**What you are asked to do**
The line holding "const yTicks = [0,1,2,3,4,5,6,7,8,9,10];" is the last one to output; start at the first line of the data, keep every line in between exactly, and leave out pictures.

++++++++++

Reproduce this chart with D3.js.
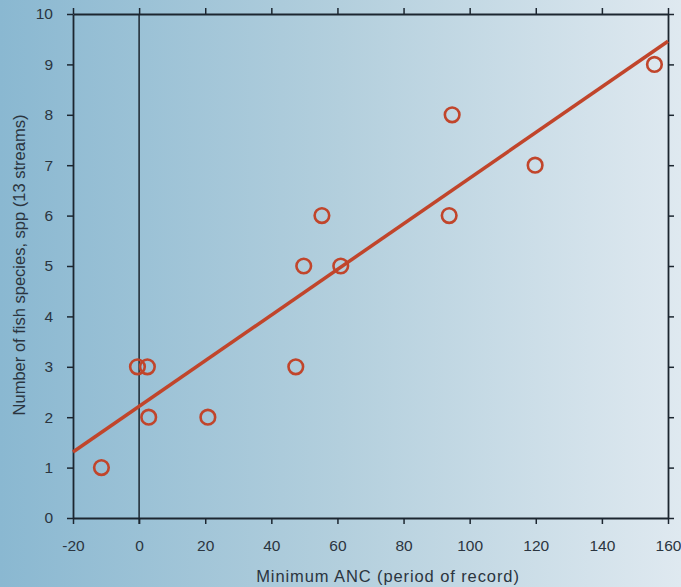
<!DOCTYPE html>
<html><head><meta charset="utf-8">
<script src="https://cdn.jsdelivr.net/npm/d3@7"></script>
<style>body{margin:0;}svg{display:block;}</style>
</head><body>
<script>
const anc = [-11.4, -0.5, 2.5, 2.9, 20.8, 47.4, 49.8, 55.3, 61, 93.8, 94.7, 119.8, 155.9];
const spp = [1, 3, 3, 2, 2, 3, 5, 6, 5, 6, 8, 7, 9];
const fitX = [-20, 160];
const fitY = [1.31, 9.46];
const xTicks = [-20, 0, 20, 40, 60, 80, 100, 120, 140, 160];
const yTicks = [0,1,2,3,4,5,6,7,8,9,10];

const W = 681, H = 587;
const svg = d3.select("body").append("svg").attr("width", W).attr("height", H);
const defs = svg.append("defs");
const g = defs.append("linearGradient").attr("id","bg").attr("x1","0").attr("x2","1").attr("y1","0").attr("y2","0");
g.append("stop").attr("offset","0").attr("stop-color","#8ab8d1");
g.append("stop").attr("offset","0.5").attr("stop-color","#b3cfdd");
g.append("stop").attr("offset","1").attr("stop-color","#dfe9f0");
svg.append("rect").attr("width",W).attr("height",H).attr("fill","url(#bg)");

const m = {l:73, r:668, t:14, b:518};
const x = d3.scaleLinear().domain([-20,160]).range([m.l, m.r]);
const y = d3.scaleLinear().domain([0,10]).range([m.b, m.t]);

const font = "Helvetica, Arial, 'Liberation Sans', sans-serif";
function style(sel, showLabels){
  sel.select(".domain").attr("stroke","#1c2630").attr("stroke-width",1.8);
  sel.selectAll(".tick line").attr("stroke","#1c2630").attr("stroke-width",1.5);
  sel.selectAll(".tick text").attr("fill","#2b3540").attr("font-size","15.5px").attr("font-family",font);
  if(!showLabels) sel.selectAll(".tick text").remove();
}
const fmt = (d) => String(d);
style(svg.append("g").attr("transform",`translate(0,${m.b})`).call(d3.axisBottom(x).tickValues(xTicks).tickFormat(fmt).tickSize(6).tickPadding(16).tickSizeOuter(0)), true);
style(svg.append("g").attr("transform",`translate(0,${m.t})`).call(d3.axisTop(x).tickValues(xTicks).tickSize(6).tickSizeOuter(0)), false);
style(svg.append("g").attr("transform",`translate(${m.l},0)`).call(d3.axisLeft(y).tickValues(yTicks).tickFormat(fmt).tickSize(6).tickPadding(14).tickSizeOuter(0)), true);
style(svg.append("g").attr("transform",`translate(${m.r},0)`).call(d3.axisRight(y).tickValues(yTicks).tickSize(6).tickSizeOuter(0)), false);

// zero line
svg.append("line").attr("x1",x(0)).attr("x2",x(0)).attr("y1",m.t).attr("y2",m.b+6)
  .attr("stroke","#1c2630").attr("stroke-width",1.5);

// fit line
svg.append("line").attr("x1",x(fitX[0])).attr("y1",y(fitY[0])).attr("x2",x(fitX[1])).attr("y2",y(fitY[1]))
  .attr("stroke","#c1452b").attr("stroke-width",3.5);

svg.append("g").selectAll("circle").data(anc).join("circle")
  .attr("cx",(d)=>x(d)).attr("cy",(d,i)=>y(spp[i])).attr("r",7.3)
  .attr("fill","none").attr("stroke","#c1452b").attr("stroke-width",2.6);

svg.append("text").attr("x",388).attr("y",582).attr("text-anchor","middle")
  .attr("font-family",font).attr("font-size","16.5px").attr("letter-spacing","0.9px").attr("fill","#2b3540")
  .text("Minimum ANC (period of record)");
svg.append("text").attr("transform",`translate(25,265) rotate(-90)`).attr("text-anchor","middle")
  .attr("font-family",font).attr("font-size","16.5px").attr("fill","#2b3540")
  .text("Number of fish species, spp (13 streams)");
</script>
</body></html>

++++++++++

**Output of the exercise**
Reproduce this chart with D3.js.
<!DOCTYPE html>
<html><head><meta charset="utf-8">
<script src="https://cdn.jsdelivr.net/npm/d3@7"></script>
<style>body{margin:0;}svg{display:block;}</style>
</head><body>
<script>
const anc = [-11.4, -0.5, 2.5, 2.9, 20.8, 47.4, 49.8, 55.3, 61, 93.8, 94.7, 119.8, 155.9];
const spp = [1, 3, 3, 2, 2, 3, 5, 6, 5, 6, 8, 7, 9];
const fitX = [-20, 160];
const fitY = [1.31, 9.46];
const xTicks = [-20, 0, 20, 40, 60, 80, 100, 120, 140, 160];
const yTicks = [0,1,2,3,4,5,6,7,8,9,10];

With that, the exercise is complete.